Your task is to copy the listing exactly. Drop any pictures from the copy.

## start

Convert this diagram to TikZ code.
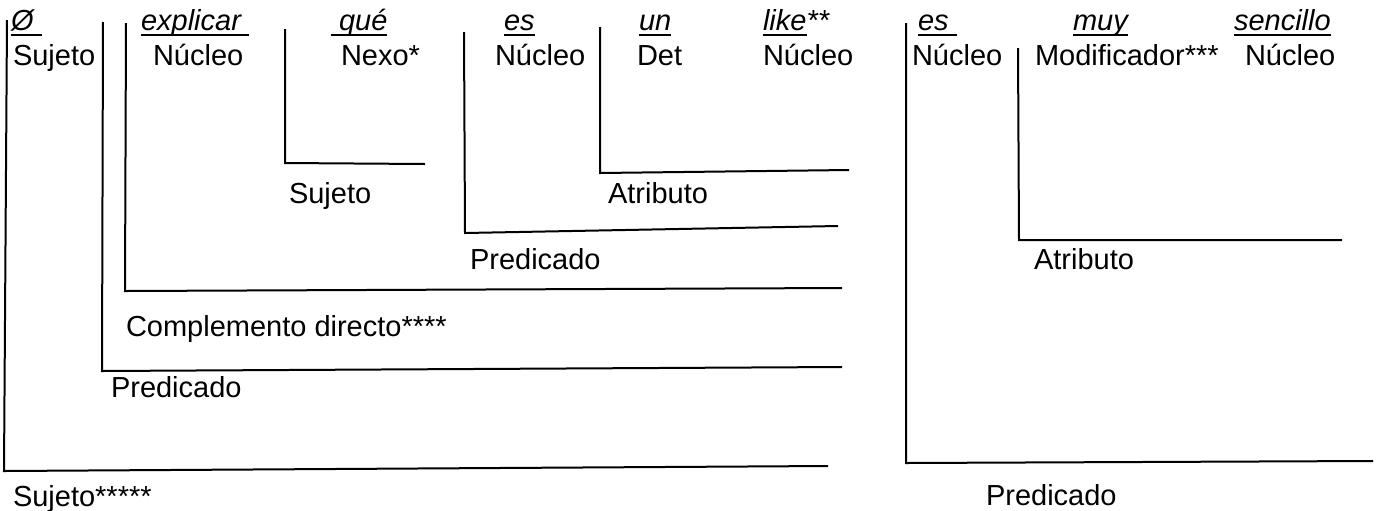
\documentclass[tikz,border=0pt]{standalone}
\usepackage{fontspec}
\setmainfont{Liberation Sans}
\usetikzlibrary{positioning}

% underline at a fixed depth, so it runs through the descenders
\newsavebox{\ulbox}
\newcommand{\ulword}[1]{\sbox{\ulbox}{#1}\rlap{\rule[-3pt]{\wd\ulbox}{1.2pt}}\usebox{\ulbox}}

\begin{document}
\begin{tikzpicture}[
    x=0.5pt, y=-0.5pt,
    line width=1pt,
    word node/.style={inner sep=0pt,anchor=base west,font=\fontsize{14.5}{16}\selectfont\itshape},
    role node/.style={inner sep=0pt,font=\fontsize{14.5}{16}\selectfont},
    bracket/.style={line width=1pt,line join=miter}
]
\useasboundingbox (0,0) rectangle (1376,510);

% Words
\node[word node] at (10,30) (phi) {\ulword{Ø\ }};
\node[word node] at (140,30) (explicar) {\ulword{explicar\ }};
\node[word node] at (330,30) (que) {\ulword{\ qué}};
\node[word node] at (503,30) (es) {\ulword{es}};
\node[word node] at (638,30) (un) {\ulword{un}};
\node[word node] at (762,30) (like) {\ulword{like}**};
\node[word node] at (917,30) (es2) {\ulword{es\ }};
\node[word node] at (1072,30) (muy) {\ulword{muy}};
\node[word node] at (1233,30) (sencillo) {\ulword{sencillo}};

% Functions under the words
\node[role node, below=17.5pt of phi.base west, anchor=base west, xshift=1pt] (phi role) {Sujeto};
\node[role node, below=17.5pt of explicar.base west, anchor=base west, xshift=6pt] (explicar role) {Núcleo};
\node[role node, below=17.5pt of que.base west, anchor=base west, xshift=5pt] (que role) {Nexo*};
\node[role node, below=17.5pt of es.base west, anchor=base west, xshift=-4.5pt] (es role) {Núcleo};
\node[role node, below=17.5pt of un.base west, anchor=base west, xshift=-1pt] (un role) {Det};
\node[role node, below=17.5pt of like.base west, anchor=base west] (like role) {Núcleo};
\node[role node, below=17.5pt of es2.base west, anchor=base west, xshift=-3pt] (es2 role) {Núcleo};
\node[role node, below=17.5pt of muy.base west, anchor=base west, xshift=-19pt] (muy role) {Modificador***};
\node[role node, below=17.5pt of sencillo.base west, anchor=base west, xshift=5.5pt] (sencillo role) {Núcleo};

% Brackets: top, corner, end
\coordinate (sujeto top) at (7,20);
\coordinate (sujeto) at (4,471);
\coordinate (sujeto end) at (828,466);
\coordinate (pred top) at (103,22);
\coordinate (pred) at (102,371);
\coordinate (pred end) at (842,367);
\coordinate (cd top) at (126,23);
\coordinate (cd) at (125,291);
\coordinate (cd end) at (842,288);
\coordinate (sujq top) at (285,29);
\coordinate (sujq) at (285,163);
\coordinate (sujq end) at (425,164);
\coordinate (predq top) at (464,32);
\coordinate (predq) at (465,233);
\coordinate (predq end) at (838,226);
\coordinate (atr top) at (600,27);
\coordinate (atr) at (600,173);
\coordinate (atr end) at (849,170);
\coordinate (pred2 top) at (906,23);
\coordinate (pred2) at (906,463);
\coordinate (pred2 end) at (1373,461);
\coordinate (atr2 top) at (1018,48);
\coordinate (atr2) at (1019,240);
\coordinate (atr2 end) at (1342,240);

\draw[bracket] (sujeto top) -- (sujeto) -- (sujeto end);
\draw[bracket] (pred top) -- (pred) -- (pred end);
\draw[bracket] (cd top) -- (cd) -- (cd end);
\draw[bracket] (sujq top) -- (sujq) -- (sujq end);
\draw[bracket] (predq top) -- (predq) -- (predq end);
\draw[bracket] (atr top) -- (atr) -- (atr end);
\draw[bracket] (pred2 top) -- (pred2) -- (pred2 end);
\draw[bracket] (atr2 top) -- (atr2) -- (atr2 end);

% Bracket labels
\node[role node, below=17.5pt of sujeto, anchor=base west, xshift=4pt] (sujeto label) {Sujeto*****};
\node[role node, below=13pt of pred, anchor=base west, xshift=4pt] (pred label) {Predicado};
\node[role node, below=22.5pt of cd, anchor=base west] (cd label) {Complemento directo****};
\node[role node, below=20pt of sujq, anchor=base west, xshift=1.5pt] (sujq label) {Sujeto};
\node[role node, below=18pt of predq, anchor=base west, xshift=2pt] (predq label) {Predicado};
\node[role node, below=15pt of atr, anchor=base west, xshift=3.5pt] (atr label) {Atributo};
\node[role node, below=21pt of pred2, anchor=base west, xshift=39.5pt] (pred2 label) {Predicado};
\node[role node, below=14.5pt of atr2, anchor=base west, xshift=7pt] (atr2 label) {Atributo};

\end{tikzpicture}
\end{document}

## end

§ Problem solution:
Convert this diagram to TikZ code.
\documentclass[tikz,border=0pt]{standalone}
\usepackage{fontspec}
\setmainfont{Liberation Sans}
\usetikzlibrary{positioning}

% underline at a fixed depth, so it runs through the descenders
\newsavebox{\ulbox}
\newcommand{\ulword}[1]{\sbox{\ulbox}{#1}\rlap{\rule[-3pt]{\wd\ulbox}{1.2pt}}\usebox{\ulbox}}

\begin{document}
\begin{tikzpicture}[
    x=0.5pt, y=-0.5pt,
    line width=1pt,
    word node/.style={inner sep=0pt,anchor=base west,font=\fontsize{14.5}{16}\selectfont\itshape},
    role node/.style={inner sep=0pt,font=\fontsize{14.5}{16}\selectfont},
    bracket/.style={line width=1pt,line join=miter}
]
\useasboundingbox (0,0) rectangle (1376,510);

% Words
\node[word node] at (10,30) (phi) {\ulword{Ø\ }};
\node[word node] at (140,30) (explicar) {\ulword{explicar\ }};
\node[word node] at (330,30) (que) {\ulword{\ qué}};
\node[word node] at (503,30) (es) {\ulword{es}};
\node[word node] at (638,30) (un) {\ulword{un}};
\node[word node] at (762,30) (like) {\ulword{like}**};
\node[word node] at (917,30) (es2) {\ulword{es\ }};
\node[word node] at (1072,30) (muy) {\ulword{muy}};
\node[word node] at (1233,30) (sencillo) {\ulword{sencillo}};

% Functions under the words
\node[role node, below=17.5pt of phi.base west, anchor=base west, xshift=1pt] (phi role) {Sujeto};
\node[role node, below=17.5pt of explicar.base west, anchor=base west, xshift=6pt] (explicar role) {Núcleo};
\node[role node, below=17.5pt of que.base west, anchor=base west, xshift=5pt] (que role) {Nexo*};
\node[role node, below=17.5pt of es.base west, anchor=base west, xshift=-4.5pt] (es role) {Núcleo};
\node[role node, below=17.5pt of un.base west, anchor=base west, xshift=-1pt] (un role) {Det};
\node[role node, below=17.5pt of like.base west, anchor=base west] (like role) {Núcleo};
\node[role node, below=17.5pt of es2.base west, anchor=base west, xshift=-3pt] (es2 role) {Núcleo};
\node[role node, below=17.5pt of muy.base west, anchor=base west, xshift=-19pt] (muy role) {Modificador***};
\node[role node, below=17.5pt of sencillo.base west, anchor=base west, xshift=5.5pt] (sencillo role) {Núcleo};

% Brackets: top, corner, end
\coordinate (sujeto top) at (7,20);
\coordinate (sujeto) at (4,471);
\coordinate (sujeto end) at (828,466);
\coordinate (pred top) at (103,22);
\coordinate (pred) at (102,371);
\coordinate (pred end) at (842,367);
\coordinate (cd top) at (126,23);
\coordinate (cd) at (125,291);
\coordinate (cd end) at (842,288);
\coordinate (sujq top) at (285,29);
\coordinate (sujq) at (285,163);
\coordinate (sujq end) at (425,164);
\coordinate (predq top) at (464,32);
\coordinate (predq) at (465,233);
\coordinate (predq end) at (838,226);
\coordinate (atr top) at (600,27);
\coordinate (atr) at (600,173);
\coordinate (atr end) at (849,170);
\coordinate (pred2 top) at (906,23);
\coordinate (pred2) at (906,463);
\coordinate (pred2 end) at (1373,461);
\coordinate (atr2 top) at (1018,48);
\coordinate (atr2) at (1019,240);
\coordinate (atr2 end) at (1342,240);

\draw[bracket] (sujeto top) -- (sujeto) -- (sujeto end);
\draw[bracket] (pred top) -- (pred) -- (pred end);
\draw[bracket] (cd top) -- (cd) -- (cd end);
\draw[bracket] (sujq top) -- (sujq) -- (sujq end);
\draw[bracket] (predq top) -- (predq) -- (predq end);
\draw[bracket] (atr top) -- (atr) -- (atr end);
\draw[bracket] (pred2 top) -- (pred2) -- (pred2 end);
\draw[bracket] (atr2 top) -- (atr2) -- (atr2 end);

% Bracket labels
\node[role node, below=17.5pt of sujeto, anchor=base west, xshift=4pt] (sujeto label) {Sujeto*****};
\node[role node, below=13pt of pred, anchor=base west, xshift=4pt] (pred label) {Predicado};
\node[role node, below=22.5pt of cd, anchor=base west] (cd label) {Complemento directo****};
\node[role node, below=20pt of sujq, anchor=base west, xshift=1.5pt] (sujq label) {Sujeto};
\node[role node, below=18pt of predq, anchor=base west, xshift=2pt] (predq label) {Predicado};
\node[role node, below=15pt of atr, anchor=base west, xshift=3.5pt] (atr label) {Atributo};
\node[role node, below=21pt of pred2, anchor=base west, xshift=39.5pt] (pred2 label) {Predicado};
\node[role node, below=14.5pt of atr2, anchor=base west, xshift=7pt] (atr2 label) {Atributo};

\end{tikzpicture}
\end{document}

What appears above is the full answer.